When we acquire a new dog, whether it’s a rescued mixed-breed beauty, or a carefully chosen pure-bred pup, we humans have the tendency to compare our dogs to those we’ve had in the past. And the more similar they look, the more likely it is that we uphold our expectations of similar behaviors.
As humans, visual cues are what drive us, so when we lose a dog we adore, we are drawn to dogs that look similar. In case my readers haven’t noticed, Don and I are drawn to collies and goldens…and since Vera, German shepherds. But not just any German shepherd–German shepherds with a straight (not sloped) back and a fine, plush coat. And were we to find and have the stamina to adopt such a dog, we would want her to be just like V–except, of course, without the anxiety and aggression. My collies have to be long coated (in spite of the grooming issue) and sable. And the goldens…broad-headed, pale gold, and heavy-boned as Lola was, OR light weight, airborne, and burnished red as was Sascha.

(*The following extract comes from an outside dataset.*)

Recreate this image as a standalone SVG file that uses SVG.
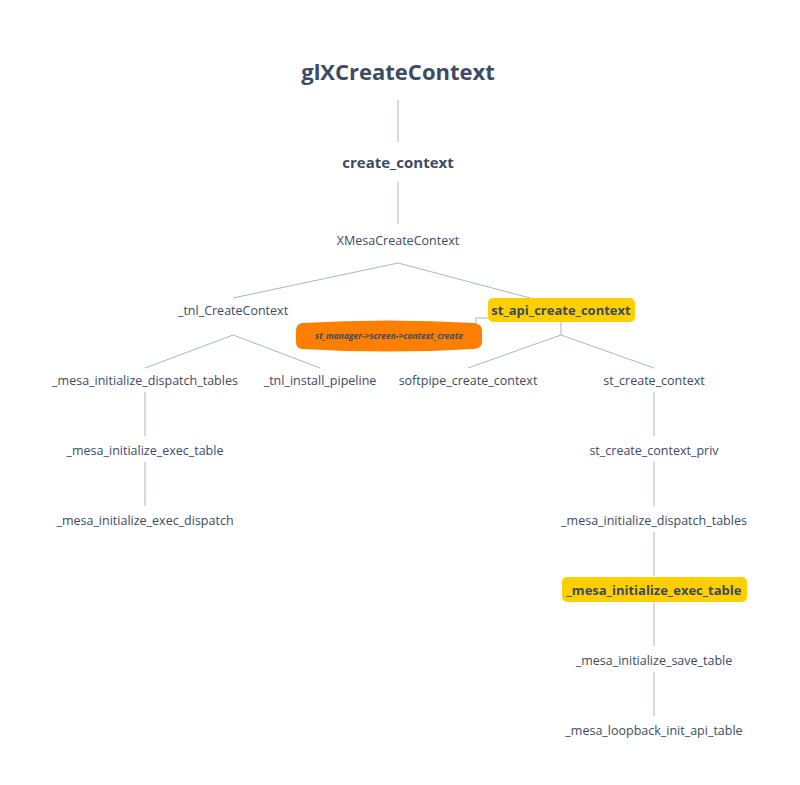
<svg xmlns="http://www.w3.org/2000/svg" width="800" height="785" viewBox="0 0 800 785">
<style>
text{font-family:"Open Sans","Liberation Sans",sans-serif;fill:#3d4a63;text-anchor:middle}
.n{font-size:12.5px}
.b{font-weight:bold}
#conn path,#conn line{stroke:#a9b5c8;stroke-width:1;fill:none}
</style>
<rect width="800" height="785" fill="#fff"/>
<g id="conn">
<line x1="398" y1="100" x2="398" y2="142"/>
<line x1="398" y1="182" x2="398" y2="224"/>
<path d="M233,298 L398,263 L530,298"/>
<path d="M145,368 L233,335 L320,368"/>
<path d="M468,368 L561,335 L654,368"/>
<line x1="561" y1="322" x2="561" y2="335"/>
<path d="M488,318 L476,318 L476,324 L462,324"/>
<line x1="145" y1="392" x2="145" y2="436"/>
<line x1="145" y1="462" x2="145" y2="506"/>
<line x1="654" y1="392" x2="654" y2="436"/>
<line x1="654" y1="462" x2="654" y2="506"/>
<line x1="654" y1="532" x2="654" y2="576"/>
<line x1="654" y1="602" x2="654" y2="646"/>
<line x1="654" y1="672" x2="654" y2="716"/>
</g>
<g id="n1"><text x="398" y="80" font-size="22" class="b">glXCreateContext</text></g>
<g id="n2"><text x="398" y="168" font-size="15" class="b">create_context</text></g>
<g id="n3"><text x="398" y="245" class="n">XMesaCreateContext</text></g>
<g id="n4"><text x="233" y="315" class="n">_tnl_CreateContext</text></g>
<g id="n5"><rect x="488" y="298" width="147" height="24" rx="5" fill="#ffcf00"/><text x="561" y="315" font-size="13" class="b">st_api_create_context</text></g>
<g id="n6"><path d="M302,323 Q388,318 474,323 Q482,324 482,331 L482,342 Q482,348 474,349 Q388,354 302,349 Q296,348 296,342 L296,331 Q296,324 302,323 Z" fill="#fc7f00"/><text x="389" y="339" font-size="8.5" font-style="italic" class="b">st_manager-&gt;screen-&gt;context_create</text></g>
<g id="n7"><text x="145" y="385" class="n">_mesa_initialize_dispatch_tables</text></g>
<g id="n8"><text x="320" y="385" class="n">_tnl_install_pipeline</text></g>
<g id="n9"><text x="468" y="385" class="n">softpipe_create_context</text></g>
<g id="n10"><text x="654" y="385" class="n">st_create_context</text></g>
<g id="n11"><text x="145" y="455" class="n">_mesa_initialize_exec_table</text></g>
<g id="n12"><text x="145" y="525" class="n">_mesa_initialize_exec_dispatch</text></g>
<g id="n13"><text x="654" y="455" class="n">st_create_context_priv</text></g>
<g id="n14"><text x="654" y="525" class="n">_mesa_initialize_dispatch_tables</text></g>
<g id="n15"><rect x="562" y="577" width="185" height="25" rx="5" fill="#ffcf00"/><text x="654" y="595" font-size="13" class="b">_mesa_initialize_exec_table</text></g>
<g id="n16"><text x="654" y="665" class="n">_mesa_initialize_save_table</text></g>
<g id="n17"><text x="654" y="735" class="n">_mesa_loopback_init_api_table</text></g>
</svg>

Once, an older gentleman at the shelter where I volunteer asked me if we had any black dogs with one pale blue eye and a white tip on his tail. He wanted a dog just like his last one–he had been the best dog the man had ever known and he wanted one just like him. It’s hard to remember that although dogs of the same breed share certain traits, just because a dog looks like a dog we’ve known in the past, the new dog will most likely be very different in temperament. Even clones have different personalities and temperaments from each other. The gentleman looking for the black dog would have been much better off looking for a dog with a temperament like his last dog, not one with the same unique physical features.
But visual cues are powerful to us. Don and I ache for a shepherd even though we know the risk of reactivity. Shepherds are strong, cautious, intelligent, high-energy dogs prone to anxiety–more than we want to deal with at this point in our lives.
We adopted Annie based on her delightful temperament, her amazing ability to learn and apply concepts (being a trainer I love to work with my dogs just for fun), and her outgoing, social temperament (oh, and by the way, she’s a rough collie). It is only by sheer willpower and remembering Vera’s difficulties that we are not looking for a German-shepherd mix to rescue.
Tips to help you accept a new dog for who he is:
- Remind yourself that your new dog will likely be quite different from your last dog, no matter how similar they appear. He is his own person, and even though he may look very much like your last dog, he must be treated as an individual.
- Do not expect certain behaviors to define your dog. It is easy to resent a new dog because he doesn’t have the right traits. e.g. a lab who doesn’t like to swim, a golden RETRIEVER who doesn’t like to retrieve. e.g. Our first golden, Sascha, wouldn’t be caught dead without a ball in her mouth. Our second golden, Lola, didn’t like to retrieve at all. Go figure! It drove me crazy at first. Poor Lola!
- If you haven’t chosen your next dog yet, remember to look for traits that you like in your dog. For instance, Tessie, our last collie, was more like a golden retriever, than our golden, Lola, in some ways. Tessie loved to swim and retrieve whereas Lola was completely indifferent to those sports.
- Don’t automatically expect the same types of behaviors and trust from your second dog. E.g. Sascha, our first golden, could be trusted to carry her own leash in a responsible manner no matter where we were (we didn’t allow her to carry it on busy streets, but I’m sure she would have been fine). We weren’t great trainers. It was just who Sascha was. In spite of being a good trainer now, after thirty years of experience, I have never had another dog who I could trust in this way. I have seen people expect their new dog to walk off leash in busy areas because their last dog could do it. But attempting this without months or maybe even years of training specific skills on a daily basis, most dogs will never have the attention, discipline, or skills to do this safely. The fallout can be lethal for the dog and traumatic for passing drivers.
- Allow your second dog to be themselves–to play their own games, find their own favorite places, and seek their own level of socialization. Every dog is an individual.